Richie Incognito and Jonathan Martin have this much in common, at least -- neither of the hulking offensive linemen will likely be suiting up for the Miami Dolphins in next Monday night's NFL game against the Tampa Bay Buccaneers.
Whether either or both will ever play for the Dolphins again remains to be seen, but the reason for that appears as divergent as these two estranged teammates have become over the course of the season.
Martin, a second-year offensive tackle with a reputation as a soft-spoken introvert, abruptly left the Dolphins on Oct. 28 reportedly to seek help for some unspecified emotional issues. Soon enough, widespread speculation pinned Martin's sudden departure on harassment and threats from teammates.
That's a difficult scenario for most of us -- the non-NFL lineman sized majority, at least -- to comprehend. Martin is 6 feet, 5 inches tall and weighs 312 pounds. Who in their right mind would threaten this guy?

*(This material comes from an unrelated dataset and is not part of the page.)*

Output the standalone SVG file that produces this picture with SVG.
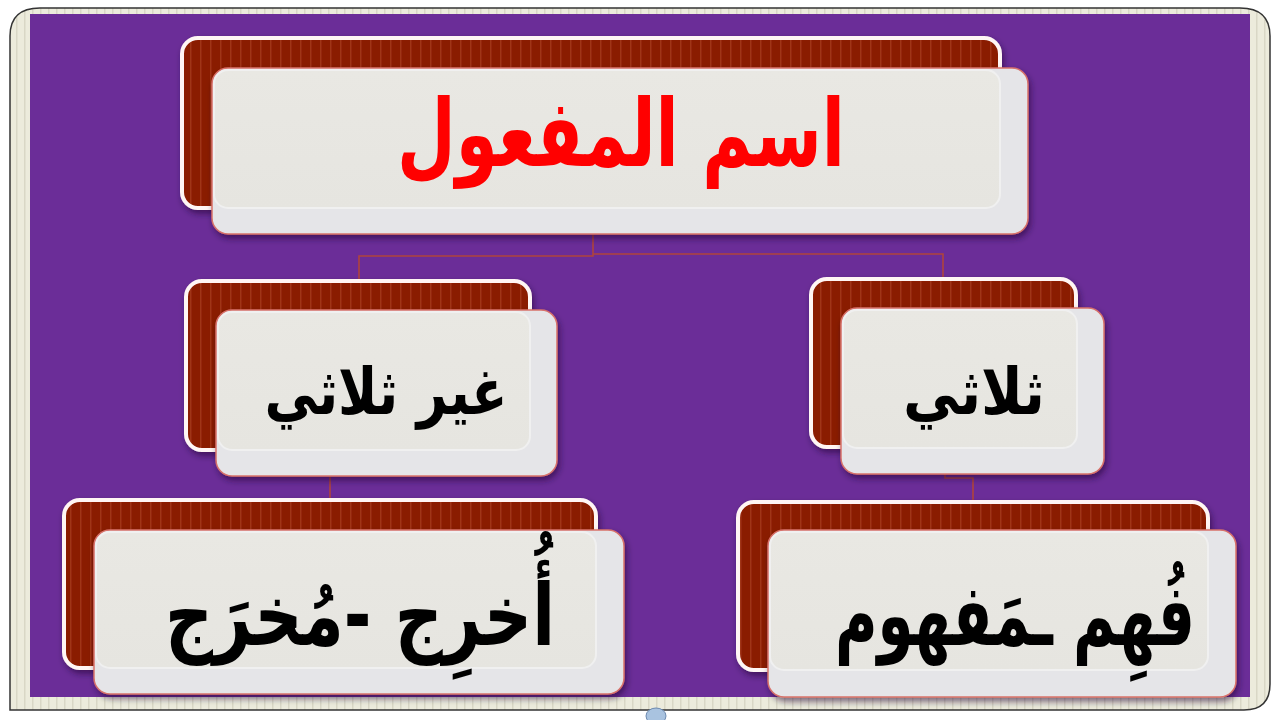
<svg xmlns="http://www.w3.org/2000/svg" width="1280" height="720" viewBox="0 0 1280 720">
<defs>
  <pattern id="frameStripe" width="8" height="10" patternUnits="userSpaceOnUse">
    <rect width="8" height="10" fill="#ecebdc"/>
    <rect x="0" width="1.5" height="10" fill="#d9d7c6"/>
  </pattern>
  <pattern id="redStripe" width="10" height="10" patternUnits="userSpaceOnUse">
    <rect width="10" height="10" fill="#8a1a02"/>
    <rect x="0" width="1.5" height="10" fill="#a03416"/>
  </pattern>
  <linearGradient id="frontGrad" x1="0" y1="0" x2="0" y2="1">
    <stop offset="0" stop-color="#e9e8e3"/>
    <stop offset="1" stop-color="#e6e5e0"/>
  </linearGradient>
  <filter id="shadow" x="-10%" y="-10%" width="125%" height="135%">
    <feDropShadow dx="2" dy="4" stdDeviation="3" flood-color="#1a0030" flood-opacity="0.55"/>
  </filter>
</defs>
<style>
  .back { fill: url(#redStripe); stroke: #fff6f4; stroke-width: 4; filter: url(#shadow); }
  .front { fill: #e5e5e8; stroke: #d8716a; stroke-width: 1.5; filter: url(#shadow); }
  .inner { fill: url(#frontGrad); stroke: #f0f0f0; stroke-width: 2; }
  .conn { fill: none; stroke: #b0443c; stroke-width: 1.6; }
  .lbl { font-family: "DejaVu Sans", "Noto Sans", sans-serif; font-weight: bold; direction: rtl; text-anchor: middle; }
</style>
<rect width="1280" height="720" fill="#ffffff"/>
<g id="frame">
  <path d="M10,710 L10,36 Q10,8 40,8 L1240,8 Q1270,8 1270,36 L1270,684 Q1270,710 1244,710 Z" fill="url(#frameStripe)" stroke="#333" stroke-width="1.5"/>
  <rect x="30" y="14" width="1220" height="683" fill="#6b2d98"/>
  <ellipse cx="656" cy="716" rx="10" ry="8" fill="#a9c3e0" stroke="#6d8ab0" stroke-width="1"/>
</g>
<g id="connectors">
  <path class="conn" d="M593,235 L593,256 L359,256 L359,281"/>
  <path class="conn" d="M593,254 L943,254 L943,279"/>
  <path class="conn" d="M330,477 L330,500"/>
  <path class="conn" d="M945,474 L945,478 L973,478 L973,502"/>
</g>
<g id="node-root">
  <rect class="back" x="182" y="38" width="818" height="170" rx="16"/>
  <rect class="front" x="212" y="68" width="816" height="166" rx="16"/>
  <rect class="inner" x="214" y="70" width="786" height="138" rx="14"/>
  <text class="lbl" x="621" y="166" font-size="94" fill="#ff0000" textLength="448" lengthAdjust="spacingAndGlyphs">اسم المفعول</text>
</g>
<g id="node-ghair">
  <rect class="back" x="186" y="281" width="344" height="169" rx="16"/>
  <rect class="front" x="216" y="310" width="341" height="166" rx="16"/>
  <rect class="inner" x="218" y="312" width="312" height="138" rx="14"/>
  <text class="lbl" x="386" y="414" font-size="64" fill="#000" textLength="243" lengthAdjust="spacingAndGlyphs">غير ثلاثي</text>
</g>
<g id="node-thulathi">
  <rect class="back" x="811" y="279" width="265" height="168" rx="16"/>
  <rect class="front" x="841" y="308" width="263" height="166" rx="16"/>
  <rect class="inner" x="843" y="310" width="234" height="138" rx="14"/>
  <text class="lbl" x="974" y="414" font-size="64" fill="#000" textLength="142" lengthAdjust="spacingAndGlyphs">ثلاثي</text>
</g>
<g id="node-akhraj">
  <rect class="back" x="64" y="500" width="532" height="168" rx="16"/>
  <rect class="front" x="94" y="530" width="530" height="164" rx="16"/>
  <rect class="inner" x="96" y="532" width="500" height="136" rx="14"/>
  <text class="lbl" x="360" y="645" font-size="86" fill="#000" textLength="390" lengthAdjust="spacingAndGlyphs">أُخرِج -مُخرَج</text>
</g>
<g id="node-fahim">
  <rect class="back" x="738" y="502" width="470" height="168" rx="16"/>
  <rect class="front" x="768" y="530" width="468" height="167" rx="16"/>
  <rect class="inner" x="770" y="532" width="438" height="138" rx="14"/>
  <text class="lbl" x="1015" y="645" font-size="86" fill="#000" textLength="360" lengthAdjust="spacingAndGlyphs">فُهِم ـمَفهوم</text>
</g>
</svg>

One player -- Incognito -- has been revealed so far as an alleged chief tormentor. And no, Incognito certainly doesn't seem to be in his right mind -- at all. Transcripts of Incognito's racial slurs and vile threats to Martin on voice mail and via text messaging paint the picture of a seriously unstable individual. Little wonder that the Dolphins suspended the veteran offensive guard indefinitely this week. Incognito has long been known as a dirty, nasty player on the field. It seems that attitude has extended to the locker room, as well.
It really shouldn't be surprising, but it is. Hazing is just a catch-all term for all types of bullying, humiliation and intimidation practiced for decades on many sports teams across the country. Younger players are subjected to all manner of degradations and expected to behave in a submissive role to the "veteran" players on the team -- those who elect to participate in the hazing, which isn't universal by any means. Often, it's a small core of older players who delight in the power granted in these unwritten rites of passage.

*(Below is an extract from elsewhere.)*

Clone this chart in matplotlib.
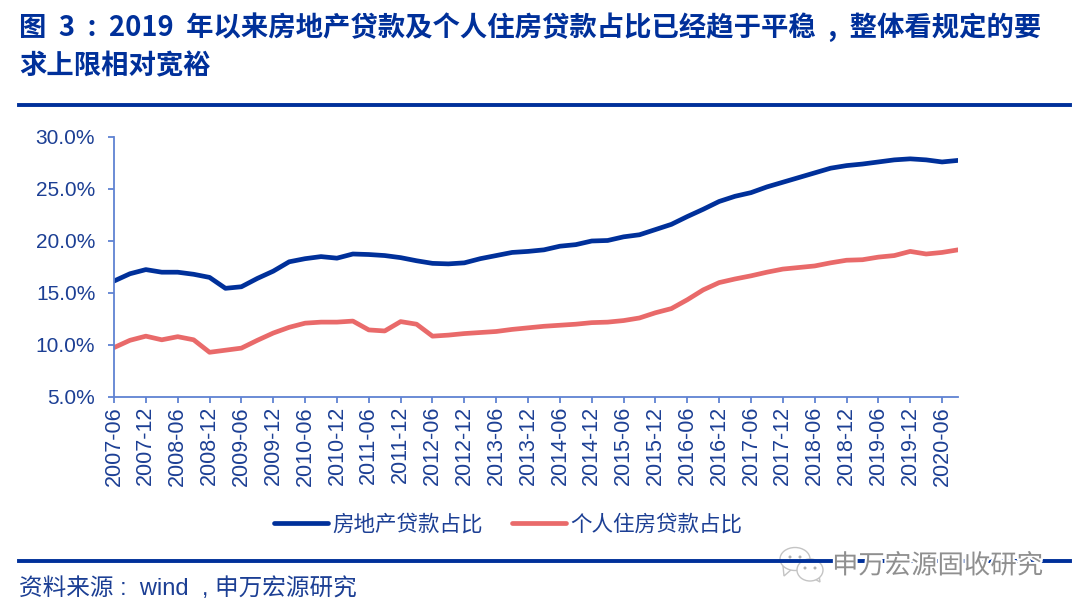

The level and intensity of hazing varies greatly, which is a large part of the problem. With unwritten rules, there is a tendency to lose sight of just where the line is with this sort of behavior. Playful teasing and menial tasks are one thing -- physical violence and emotional abuse are quite another. Proponents of hazing, such as there are, point out the positive team-building camaraderie these activities can promote. I've never agreed with or understood that point of view, to be honest -- how is demeaning and belittling your teammates, or worse, beneficial to team harmony?
Martin, who has yet to speak on the issue and has made no accusations that the alleged threats, insults and outright extortion were the reasons he left the team, nevertheless has taken a positive step by effectively saying, 'Enough is enough." Multiple media outlets have reported that bullying was indeed a factor, and Incognito's leaked correspondence certainly lends credence to that.
There is an element, within the NFL and across the fan base, which want to blame this issue on Martin's passivity. Be a man, stick up for yourself, with fists if necessary -- that's the mantra. Martin didn't do that, and shouldn't have to do that -- playing professional football is a job, and as with any job clear standards of behavior should be spelled out by the employer. The Dolphins, through ignorance or willful neglect, seem to have failed in this regard to provide a tolerable -- safe, even -- work environment for at least one of their players.
Suspending Incognito is a start; if the allegations are true, releasing him for good should be the next step, and with the reputation he's built as an unstable, possibly deranged individual, he should be hard-pressed to find a job anywhere. This type of sociopathic behavior would and should be a firing offense in any workplace, and the same should hold for an NFL team. Martin did the grown-up thing by not brawling -- Incognito and any other Dolphins guilty of intimidation and extortion should be exposed as the worst sort of children they apparently have been allowed to become in Miami.